2011-09-23 Thread Baptiste Mille-Mathias
On Fri, Sep 23, 2011 at 9:40 AM, Olav Vitters o...@vitters.nl wrote:
 On Thu, Sep 22, 2011 at 10:44:32PM +0100, Bastien Nocera wrote:
 I think that, at the very least for GNOME 3.4 onwards, we should switch
 to using a keyword in bugzilla, and the release-team, docs team and i18n
 teams can monitor newly request breaks, through RSS feeds (the design
 team does that), and get the keywords cleared when the freeze break has
 a result.

 The Bugzilla way of doing this is to use flags.

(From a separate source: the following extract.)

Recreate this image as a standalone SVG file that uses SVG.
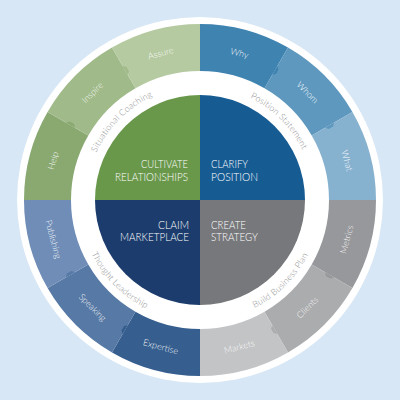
<svg xmlns="http://www.w3.org/2000/svg" xmlns:xlink="http://www.w3.org/1999/xlink" width="400" height="400" viewBox="0 0 400 400">
<style>
.seg-label{font-family:Lato,"Liberation Sans",sans-serif;font-size:9px;font-weight:300;fill:#ffffff;fill-opacity:0.95;text-anchor:middle}
.arc-label{font-family:Lato,"Liberation Sans",sans-serif;font-size:8.8px;font-weight:300;fill:#8f9092;text-anchor:middle;letter-spacing:0.2px}
.core{font-family:Lato,"Liberation Sans",sans-serif;font-size:11px;font-weight:300;fill:#ffffff}
.end{text-anchor:end}
</style>
<defs>
<path id="tab" d="M355,200 L352,202.8 L347,202.8 L344.5,200 Z"/>
<path id="arcTL" d="M86,200 A114,114 0 0 1 200,86"/>
<path id="arcTR" d="M200,86 A114,114 0 0 1 314,200"/>
<path id="arcBR" d="M200,321 A121,121 0 0 0 321,200"/>
<path id="arcBL" d="M79,200 A121,121 0 0 0 200,321"/>
</defs>
<rect x="0" y="0" width="400" height="400" fill="#d7e7f5"/>
<circle cx="200" cy="200" r="183" fill="#ffffff"/>

<g id="ring-create">
<path id="seg-metrics" d="M376,200 A176,176 0 0 1 352.42,288 L311.71,264.5 A129,129 0 0 0 329,200 Z" fill="#97989b"/>
<path id="seg-clients" d="M352.42,288 A176,176 0 0 1 288,352.42 L264.5,311.71 A129,129 0 0 0 311.71,264.5 Z" fill="#abacae"/>
<path id="seg-markets" d="M288,352.42 A176,176 0 0 1 200,376 L200,329 A129,129 0 0 0 264.5,311.71 Z" fill="#c3c4c6"/>
</g>
<g id="ring-claim">
<path id="seg-expertise" d="M200,376 A176,176 0 0 1 112,352.42 L135.5,311.71 A129,129 0 0 0 200,329 Z" fill="#365f8f"/>
<path id="seg-speaking" d="M112,352.42 A176,176 0 0 1 47.58,288 L88.29,264.5 A129,129 0 0 0 135.5,311.71 Z" fill="#5779a5"/>
<path id="seg-publishing" d="M47.58,288 A176,176 0 0 1 24,200 L71,200 A129,129 0 0 0 88.29,264.5 Z" fill="#6f8db7"/>
</g>
<g id="ring-cultivate">
<path id="seg-help" d="M24,200 A176,176 0 0 1 47.58,112 L88.29,135.5 A129,129 0 0 0 71,200 Z" fill="#89a971"/>
<path id="seg-inspire" d="M47.58,112 A176,176 0 0 1 112,47.58 L135.5,88.29 A129,129 0 0 0 88.29,135.5 Z" fill="#a0ba8a"/>
<path id="seg-assure" d="M112,47.58 A176,176 0 0 1 200,24 L200,71 A129,129 0 0 0 135.5,88.29 Z" fill="#b5caa1"/>
</g>
<g id="ring-clarify">
<path id="seg-why" d="M200,24 A176,176 0 0 1 288,47.58 L264.5,88.29 A129,129 0 0 0 200,71 Z" fill="#3f83b0"/>
<path id="seg-whom" d="M288,47.58 A176,176 0 0 1 352.42,112 L311.71,135.5 A129,129 0 0 0 264.5,88.29 Z" fill="#5e98be"/>
<path id="seg-what" d="M352.42,112 A176,176 0 0 1 376,200 L329,200 A129,129 0 0 0 311.71,135.5 Z" fill="#87b2cf"/>
</g>

<g id="tabs">
<use xlink:href="#tab" transform="rotate(30 200 200)" fill="#97989b"/>
<use xlink:href="#tab" transform="rotate(60 200 200)" fill="#abacae"/>
<use xlink:href="#tab" transform="rotate(120 200 200)" fill="#365f8f"/>
<use xlink:href="#tab" transform="rotate(150 200 200)" fill="#5779a5"/>
<use xlink:href="#tab" transform="rotate(210 200 200)" fill="#89a971"/>
<use xlink:href="#tab" transform="rotate(240 200 200)" fill="#a0ba8a"/>
<use xlink:href="#tab" transform="rotate(300 200 200)" fill="#3f83b0"/>
<use xlink:href="#tab" transform="rotate(330 200 200)" fill="#5e98be"/>
</g>

<g id="segment-labels">
<text class="seg-label" dy="3" transform="translate(200 200) rotate(195) translate(152 0) rotate(90)">Help</text>
<text class="seg-label" dy="3" transform="translate(200 200) rotate(225) translate(152 0) rotate(90)">Inspire</text>
<text class="seg-label" dy="3" transform="translate(200 200) rotate(255) translate(152 0) rotate(90)">Assure</text>
<text class="seg-label" dy="3" transform="translate(200 200) rotate(285) translate(152 0) rotate(90)">Why</text>
<text class="seg-label" dy="3" transform="translate(200 200) rotate(315) translate(152 0) rotate(90)">Whom</text>
<text class="seg-label" dy="3" transform="translate(200 200) rotate(345) translate(152 0) rotate(90)">What</text>
<text class="seg-label" dy="3" transform="translate(200 200) rotate(15) translate(152 0) rotate(-90)">Metrics</text>
<text class="seg-label" dy="3" transform="translate(200 200) rotate(45) translate(152 0) rotate(-90)">Clients</text>
<text class="seg-label" dy="3" transform="translate(200 200) rotate(75) translate(152 0) rotate(-90)">Markets</text>
<text class="seg-label" dy="3" transform="translate(200 200) rotate(105) translate(152 0) rotate(-90)">Expertise</text>
<text class="seg-label" dy="3" transform="translate(200 200) rotate(135) translate(152 0) rotate(-90)">Speaking</text>
<text class="seg-label" dy="3" transform="translate(200 200) rotate(165) translate(152 0) rotate(-90)">Publishing</text>
</g>

<g id="arc-labels">
<text class="arc-label"><textPath xlink:href="#arcTL" startOffset="50%">Situational Coaching</textPath></text>
<text class="arc-label"><textPath xlink:href="#arcTR" startOffset="50%">Position Statement</textPath></text>
<text class="arc-label"><textPath xlink:href="#arcBR" startOffset="50%">Build Business Plan</textPath></text>
<text class="arc-label"><textPath xlink:href="#arcBL" startOffset="50%">Thought Leadership</textPath></text>
</g>

<g id="node-cultivate">
<path d="M200,200 L95,200 A105,105 0 0 1 200,95 Z" fill="#6a984b"/>
<text class="core end" x="188" y="168" textLength="47" lengthAdjust="spacingAndGlyphs">CULTIVATE</text>
<text class="core end" x="188" y="180.5" textLength="73" lengthAdjust="spacingAndGlyphs">RELATIONSHIPS</text>
</g>
<g id="node-clarify">
<path d="M200,200 L200,95 A105,105 0 0 1 305,200 Z" fill="#165c93"/>
<text class="core" x="211" y="168" textLength="37" lengthAdjust="spacingAndGlyphs">CLARIFY</text>
<text class="core" x="211" y="180.5" textLength="47" lengthAdjust="spacingAndGlyphs">POSITION</text>
</g>
<g id="node-create">
<path d="M200,200 L305,200 A105,105 0 0 1 200,305 Z" fill="#77787b"/>
<text class="core" x="211" y="228.5" textLength="35" lengthAdjust="spacingAndGlyphs">CREATE</text>
<text class="core" x="211" y="241" textLength="47" lengthAdjust="spacingAndGlyphs">STRATEGY</text>
</g>
<g id="node-claim">
<path d="M200,200 L200,305 A105,105 0 0 1 95,200 Z" fill="#1b3c6c"/>
<text class="core end" x="189" y="228.5" textLength="31" lengthAdjust="spacingAndGlyphs">CLAIM</text>
<text class="core end" x="189" y="241" textLength="69" lengthAdjust="spacingAndGlyphs">MARKETPLACE</text>
</g>
</svg>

A flag is either defined
 for attachments _or_ (not and) bugs. This is possible on our currently
 bugzilla; we just do not use them.

 For flags you could have e.g.
 code_freeze_break flag
 string_freeze_break flag
 ui_freeze_break flag
 or perhaps just freeze_break (bit easier IMO)

 Flags can have 3 things:
  ?   request it to be set
  -   request denied
  +   request approved

 Then there are settings to control:
 * who can request
 * who can approve/deny
 * who should be cc'ed on the request (release-team, etc)

 Drawbacks:
 * IMO UI is complicated and Bugzilla is slower than just email
 * I think only the request gets CC'ed to release-team. None of the
  following comments will be (AFAIK.. could be wrong)
  that would be pretty annoying
 * it is either + or -.. nothing about needing two approvals. Can be
  solved by using comments though (1st person says +1 in a comment;
  second sets the '+' on the flag).

 Flags have a lot of options, so above is my idea about how it should be
 used. Some of the stuff is IMO just confusing.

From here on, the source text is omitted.